NSF funds joint Pitt/Drexel project on ozone and water sterilization

The National Science Foundation will fund collaborative research at the Pitt’s Swanson School of Engineering and Drexel University’s College of Engineering that could transform the way we sterilize water on demand and in larger scales. 

The project, “Collaborative Research: Regulating homogeneous and heterogeneous mechanisms in six-electron water oxidation,” will receive $473,065, with $222,789 designated for Pitt’s team. Led at Pitt by John Keith, assistant professor of chemical and petroleum engineering, the research aims to discover a simpler and less energy-intensive way to create ozone, a molecule that the U.S. Food and Drug Administration has approved for water and food sanitation since 2001.  

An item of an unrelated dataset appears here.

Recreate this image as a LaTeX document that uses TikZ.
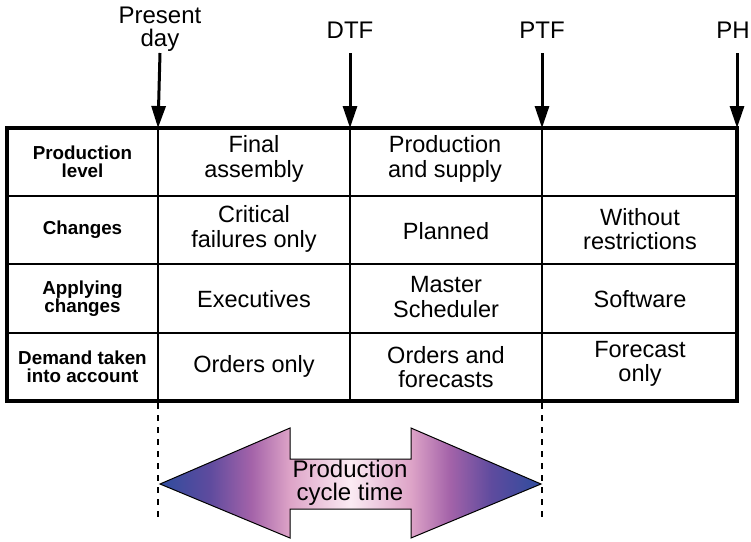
\documentclass[tikz,border=0pt]{standalone}
\usepackage{fontspec}
\setmainfont{Liberation Sans}
\usetikzlibrary{arrows.meta}

\definecolor{pcBlue}{HTML}{2F4C9E}
\definecolor{pcViolet}{HTML}{5E4B9E}
\definecolor{pcMauve}{HTML}{A463A9}
\definecolor{pcPink}{HTML}{DDA3C7}
\definecolor{pcPale}{HTML}{FBEBF3}

% horizontal shading of the double arrow: blue tips, pale middle
\pgfdeclarehorizontalshading{cycleshade}{100bp}{%
  color(0bp)=(pcBlue); color(25bp)=(pcBlue); color(31.5bp)=(pcViolet);
  color(37bp)=(pcMauve); color(42bp)=(pcPink); color(50bp)=(pcPale);
  color(58bp)=(pcPink); color(63bp)=(pcMauve); color(68.5bp)=(pcViolet);
  color(75bp)=(pcBlue); color(100bp)=(pcBlue)}

\tikzset{
  celltext/.style={inner sep=0pt, align=center, font=\fontsize{23.5}{24.5}\selectfont},
  headtext/.style={inner sep=0pt, align=center, font=\bfseries\fontsize{18.8}{18.5}\selectfont},
  marktext/.style={inner sep=0pt, align=center, font=\fontsize{24}{23.5}\selectfont},
  fence/.style={line width=3pt, -{Triangle[length=22pt,width=14pt]}},
  gridline/.style={line width=2pt},
  frameline/.style={line width=4pt},
  guideline/.style={line width=1.6pt, dash pattern=on 6pt off 6pt},
}

\begin{document}
\begin{tikzpicture}[x=1pt,y=-1pt]
  \useasboundingbox[fill=white] (0,0) rectangle (751,541);

  % table corners and column tops
  \coordinate (tl) at (7,128);
  \coordinate (br) at (737,401);
  \coordinate (c0) at (158,128);
  \coordinate (c1) at (350,128);
  \coordinate (c2) at (542,128);
  \coordinate (c3) at (737,128);

  % time fence labels and arrows
  \node[marktext] (present) at (160,29) {Present\\day};
  \node[marktext] (dtf) at (350,30) {DTF};
  \node[marktext] (ptf) at (542,30) {PTF};
  \node[marktext] (ph) at (733,30) {PH};
  \draw[fence] (160,53) -- (c0);
  \draw[fence] (350,53) -- (c1);
  \draw[fence] (542,53) -- (c2);
  \draw[fence] (737,53) -- (c3);

  % grid
  \foreach \y in {196,264,333} \draw[gridline] (7,\y) -- (737,\y);
  \foreach \x in {158,350,542} \draw[gridline] (\x,128) -- (\x,401);
  \draw[frameline] (tl) rectangle (br);

  % row headings
  \node[headtext] (h1) at (82.5,162) {Production\\level};
  \node[headtext] (h2) at (82.5,230) {Changes};
  \node[headtext] (h3) at (82.5,298.5) {Applying\\changes};
  \node[headtext] (h4) at (82.5,367) {Demand taken\\into account};

  % cells
  \node[celltext] (a1) at (254,159) {Final\\assembly};
  \node[celltext] (b1) at (445,159) {Production\\and supply};

  \node[celltext] (a2) at (254,229) {Critical\\failures only};
  \node[celltext] (b2) at (446,231) {Planned};
  \node[celltext] (c2t) at (640,229) {Without\\restrictions};

  \node[celltext] (a3) at (254,299) {Executives};
  \node[celltext] (b3) at (446,297) {Master\\Scheduler};
  \node[celltext] (c3t) at (640,299) {Software};

  \node[celltext] (a4) at (254,366) {Orders only};
  \node[celltext] (b4) at (446,367) {Orders and\\forecasts};
  \node[celltext] (c4t) at (640,364) {Forecast\\only};

  % guides down to the cycle-time arrow
  \draw[guideline] (158,403) -- (158,522);
  \draw[guideline] (542,403) -- (542,522);

  % production cycle time double arrow
  \draw[line width=1pt, shading=cycleshade]
    (160,484) -- (290,428) -- (290,459) -- (411,459) -- (411,428) -- (541,484)
    -- (411,538) -- (411,509) -- (290,509) -- (290,538) -- cycle;
  \node[marktext] (cycle) at (350,483) {Production\\cycle time};
\end{tikzpicture}
\end{document}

“Whether ozone is good or bad depends on where it is,” Keith explains. “Ozone in the upper atmosphere shields the Earth from the sun’s ultraviolet rays, but it's also the main ingredient in smog that damages your lungs if you breathe it.”

However, what makes ozone hazardous for lungs also makes it excellent for water sanitation. When ozone is “bubbled” into bacteria-infected water, it kills the bacteria and sterilizes the water, similar to chlorine in swimming pools or sanitation facilities. Keith’s research group will use computer modeling to study how water can react to form ozone in electrochemical cells.  

Keith will be working with Maureen Tang, assistant professor of chemical and biological engineering at Drexel University in Philadelphia. The grant spans four years and begins in 2020.